= Dataset content =
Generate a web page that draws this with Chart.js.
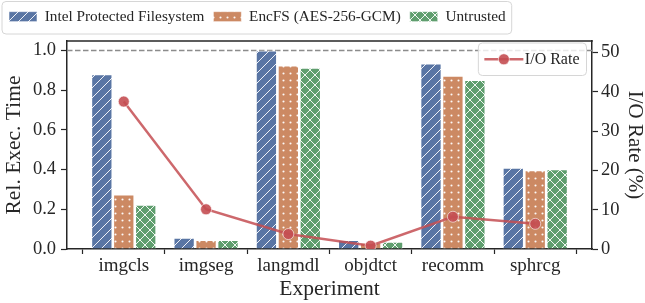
<!DOCTYPE html>
<html><head><meta charset="utf-8">
<script src="https://cdn.jsdelivr.net/npm/chart.js@4/dist/chart.umd.min.js"></script>
<style>html,body{margin:0;padding:0;background:#fff}#wrap{width:645px;height:303px;position:relative}</style>
</head><body><div id="wrap"><canvas id="c" width="645" height="303"></canvas></div>
<script>
const categories = ['imgcls','imgseg','langmdl','objdtct','recomm','sphrcg'];
const intelPFS  = [0.880, 0.057, 1.000, 0.045, 0.935, 0.410];
const encfs     = [0.274, 0.045, 0.925, 0.032, 0.873, 0.397];
const untrusted = [0.223, 0.045, 0.913, 0.036, 0.851, 0.402];
const ioRate    = [37.5, 10.1, 3.8, 0.85, 8.2, 6.4];
const leftTicks  = [0.0, 0.2, 0.4, 0.6, 0.8, 1.0];
const rightTicks = [0, 10, 20, 30, 40, 50];
const seriesNames = ['Intel Protected Filesystem', 'EncFS (AES-256-GCM)', 'Untrusted'];
const lineName = 'I/O Rate';

const BLUE = '#5975A4', ORANGE = '#CC8963', GREEN = '#5F9E6E', RED = '#C44E52';
const INK = '#262626';
const FONT = "'Liberation Serif', 'DejaVu Serif', serif";

function makePattern(kind, color) {
  const s = kind === 'dots' ? 7 : 10;
  const c = document.createElement('canvas'); c.width = s; c.height = s;
  const x = c.getContext('2d');
  x.fillStyle = color; x.fillRect(0, 0, s, s);
  x.strokeStyle = 'rgba(255,255,255,0.9)'; x.fillStyle = 'rgba(255,255,255,0.95)'; x.lineWidth = 1;
  if (kind === 'diag') {
    x.beginPath();
    x.moveTo(-1, s + 1); x.lineTo(s + 1, -1);
    x.moveTo(-1, 1); x.lineTo(1, -1);
    x.moveTo(s - 1, s + 1); x.lineTo(s + 1, s - 1);
    x.stroke();
  } else if (kind === 'dots') {
    x.beginPath(); x.arc(s / 2, s / 2, 1.05, 0, Math.PI * 2); x.fill();
  } else {
    x.beginPath();
    x.moveTo(-1, s + 1); x.lineTo(s + 1, -1);
    x.moveTo(-1, -1); x.lineTo(s + 1, s + 1);
    x.moveTo(-1, 1); x.lineTo(1, -1);
    x.moveTo(s - 1, s + 1); x.lineTo(s + 1, s - 1);
    x.moveTo(s - 1, -1); x.lineTo(s + 1, 1);
    x.moveTo(-1, s - 1); x.lineTo(1, s + 1);
    x.stroke();
  }
  return x.createPattern(c, 'repeat');
}

const toXY = arr => arr.map((v, i) => ({x: i, y: v}));

const framePlugin = {
  id: 'frame',
  beforeLayout(chart) {
    const lg = chart.legend;
    if (lg && !lg._patched) {
      const f = lg.fit.bind(lg);
      lg.fit = function () { f(); this.height = 41; };
      lg._patched = true;
    }
  },
  beforeDatasetsDraw(chart) {
    const {ctx, chartArea} = chart;
    const y = chart.scales.y.getPixelForValue(1.0);
    ctx.save();
    ctx.strokeStyle = '#8c8c8c'; ctx.lineWidth = 1.5; ctx.setLineDash([5.5, 2.5]);
    ctx.beginPath(); ctx.moveTo(chartArea.left, y); ctx.lineTo(chartArea.right, y); ctx.stroke();
    ctx.restore();
  },
  afterDraw(chart) {
    const {ctx, chartArea} = chart;
    ctx.save();
    ctx.strokeStyle = INK; ctx.lineWidth = 1.5;
    ctx.beginPath(); ctx.moveTo(chartArea.left - 0.75, chartArea.top); ctx.lineTo(chartArea.right + 0.75, chartArea.top); ctx.stroke();
    const hb = chart.legend.legendHitBoxes;
    if (hb && hb.length) {
      const l = Math.min(...hb.map(h => h.left)) - 7;
      const r = Math.max(...hb.map(h => h.left + h.width)) + 6;
      roundRect(ctx, l, 1.5, r - l, 32.5, 4);
      ctx.strokeStyle = '#d6d6d6'; ctx.lineWidth = 1; ctx.stroke();
    }
    ctx.font = '16px ' + FONT;
    const tw = ctx.measureText(lineName).width;
    const right = chartArea.right - 5.5, top = chartArea.top + 2, h = 32.5;
    const w = 6 + 39 + 1.5 + tw + 7;
    const left = right - w;
    roundRect(ctx, left, top, w, h, 4);
    ctx.fillStyle = 'rgba(255,255,255,0.8)'; ctx.fill();
    ctx.strokeStyle = '#d6d6d6'; ctx.lineWidth = 1; ctx.stroke();
    const cy = top + h / 2;
    ctx.strokeStyle = 'rgba(196,78,82,0.85)'; ctx.lineWidth = 2.5;
    ctx.beginPath(); ctx.moveTo(left + 6, cy); ctx.lineTo(left + 45, cy); ctx.stroke();
    ctx.beginPath(); ctx.arc(left + 25.5, cy, 5.5, 0, Math.PI * 2);
    ctx.fillStyle = 'rgba(196,78,82,0.9)'; ctx.fill();
    ctx.strokeStyle = 'rgba(255,255,255,0.6)'; ctx.lineWidth = 1; ctx.stroke();
    ctx.fillStyle = INK; ctx.textBaseline = 'middle'; ctx.textAlign = 'left';
    ctx.fillText(lineName, left + 46.5, cy + 0.5);
    ctx.restore();
  }
};
function roundRect(ctx, x, y, w, h, r) {
  ctx.beginPath();
  ctx.moveTo(x + r, y); ctx.lineTo(x + w - r, y); ctx.quadraticCurveTo(x + w, y, x + w, y + r);
  ctx.lineTo(x + w, y + h - r); ctx.quadraticCurveTo(x + w, y + h, x + w - r, y + h);
  ctx.lineTo(x + r, y + h); ctx.quadraticCurveTo(x, y + h, x, y + h - r);
  ctx.lineTo(x, y + r); ctx.quadraticCurveTo(x, y, x + r, y);
  ctx.closePath();
}

Chart.defaults.font.family = FONT;
Chart.defaults.color = INK;

const barCommon = {borderWidth: 1, borderColor: 'rgba(255,255,255,0.55)', categoryPercentage: 0.8, barPercentage: 0.97, yAxisID: 'y', order: 2};

new Chart(document.getElementById('c'), {
  type: 'bar',
  data: {
    datasets: [
      Object.assign({label: seriesNames[0], data: toXY(intelPFS), backgroundColor: makePattern('diag', BLUE)}, barCommon),
      Object.assign({label: seriesNames[1], data: toXY(encfs), backgroundColor: makePattern('dots', ORANGE)}, barCommon),
      Object.assign({label: seriesNames[2], data: toXY(untrusted), backgroundColor: makePattern('cross', GREEN)}, barCommon),
      {type: 'line', label: lineName, data: toXY(ioRate), yAxisID: 'y2', order: 0,
       borderColor: 'rgba(196,78,82,0.85)', borderWidth: 2.5, pointRadius: 5.5,
       pointBackgroundColor: 'rgba(196,78,82,0.9)', pointBorderColor: 'rgba(255,255,255,0.6)', pointBorderWidth: 1,
       tension: 0, fill: false}
    ]
  },
  options: {
    responsive: false, animation: false, devicePixelRatio: 1,
    layout: {padding: {left: 0, right: 0, top: 0, bottom: 0}},
    plugins: {
      tooltip: {enabled: false},
      legend: {
        position: 'top', align: 'start',
        labels: {
          filter: item => item.text !== lineName,
          boxWidth: 28, boxHeight: 10, padding: 9,
          font: {size: 15.3, lineHeight: 1}, color: INK
        }
      }
    },
    scales: {
      x: {
        type: 'linear', min: -0.69, max: 5.69, offset: false,
        afterFit: s => { s.height = 54; },
        afterBuildTicks: s => { s.ticks = categories.map((c, i) => ({value: i})); },
        ticks: {callback: v => categories[v], font: {size: 19}, padding: 1, color: INK, maxRotation: 0, autoSkip: false},
        grid: {display: true, drawOnChartArea: false, drawTicks: true, tickLength: 5, color: INK, tickWidth: 1.2},
        border: {display: true, color: INK, width: 1.5},
        title: {display: true, text: 'Experiment', font: {size: 21.5, lineHeight: 1}, color: INK, padding: {top: 0, bottom: 3}}
      },
      y: {
        type: 'linear', position: 'left', min: 0, max: 1.048,
        afterFit: s => { s.width = 67; },
        afterBuildTicks: s => { s.ticks = leftTicks.map(v => ({value: v})); },
        ticks: {callback: v => Number(v).toFixed(1), font: {size: 18.5}, padding: 5, color: INK},
        grid: {display: true, drawOnChartArea: false, drawTicks: true, tickLength: 6, color: INK, tickWidth: 1.2},
        border: {display: true, color: INK, width: 1.5},
        title: {display: true, text: 'Rel. Exec. Time', font: {size: 21.5, lineHeight: 1}, color: INK, padding: 4}
      },
      y2: {
        type: 'linear', position: 'right', min: 0, max: 52.9,
        afterFit: s => { s.width = 53; },
        afterBuildTicks: s => { s.ticks = rightTicks.map(v => ({value: v})); },
        ticks: {callback: v => String(v), font: {size: 18.5}, padding: 3, color: INK},
        grid: {display: true, drawOnChartArea: false, drawTicks: true, tickLength: 6, color: INK, tickWidth: 1.2},
        border: {display: true, color: INK, width: 1.5},
        title: {display: true, text: 'I/O Rate (%)', font: {size: 21, lineHeight: 1}, color: INK, padding: 0}
      }
    }
  },
  plugins: [framePlugin]
});
</script></body></html>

= Written request =
Pictures stay out. Repeat only the lines from the beginning of the data through the line that has "const lineName = 'I/O Rate';".

= Solution for this task =
Generate a web page that draws this with Chart.js.
<!DOCTYPE html>
<html><head><meta charset="utf-8">
<script src="https://cdn.jsdelivr.net/npm/chart.js@4/dist/chart.umd.min.js"></script>
<style>html,body{margin:0;padding:0;background:#fff}#wrap{width:645px;height:303px;position:relative}</style>
</head><body><div id="wrap"><canvas id="c" width="645" height="303"></canvas></div>
<script>
const categories = ['imgcls','imgseg','langmdl','objdtct','recomm','sphrcg'];
const intelPFS  = [0.880, 0.057, 1.000, 0.045, 0.935, 0.410];
const encfs     = [0.274, 0.045, 0.925, 0.032, 0.873, 0.397];
const untrusted = [0.223, 0.045, 0.913, 0.036, 0.851, 0.402];
const ioRate    = [37.5, 10.1, 3.8, 0.85, 8.2, 6.4];
const leftTicks  = [0.0, 0.2, 0.4, 0.6, 0.8, 1.0];
const rightTicks = [0, 10, 20, 30, 40, 50];
const seriesNames = ['Intel Protected Filesystem', 'EncFS (AES-256-GCM)', 'Untrusted'];
const lineName = 'I/O Rate';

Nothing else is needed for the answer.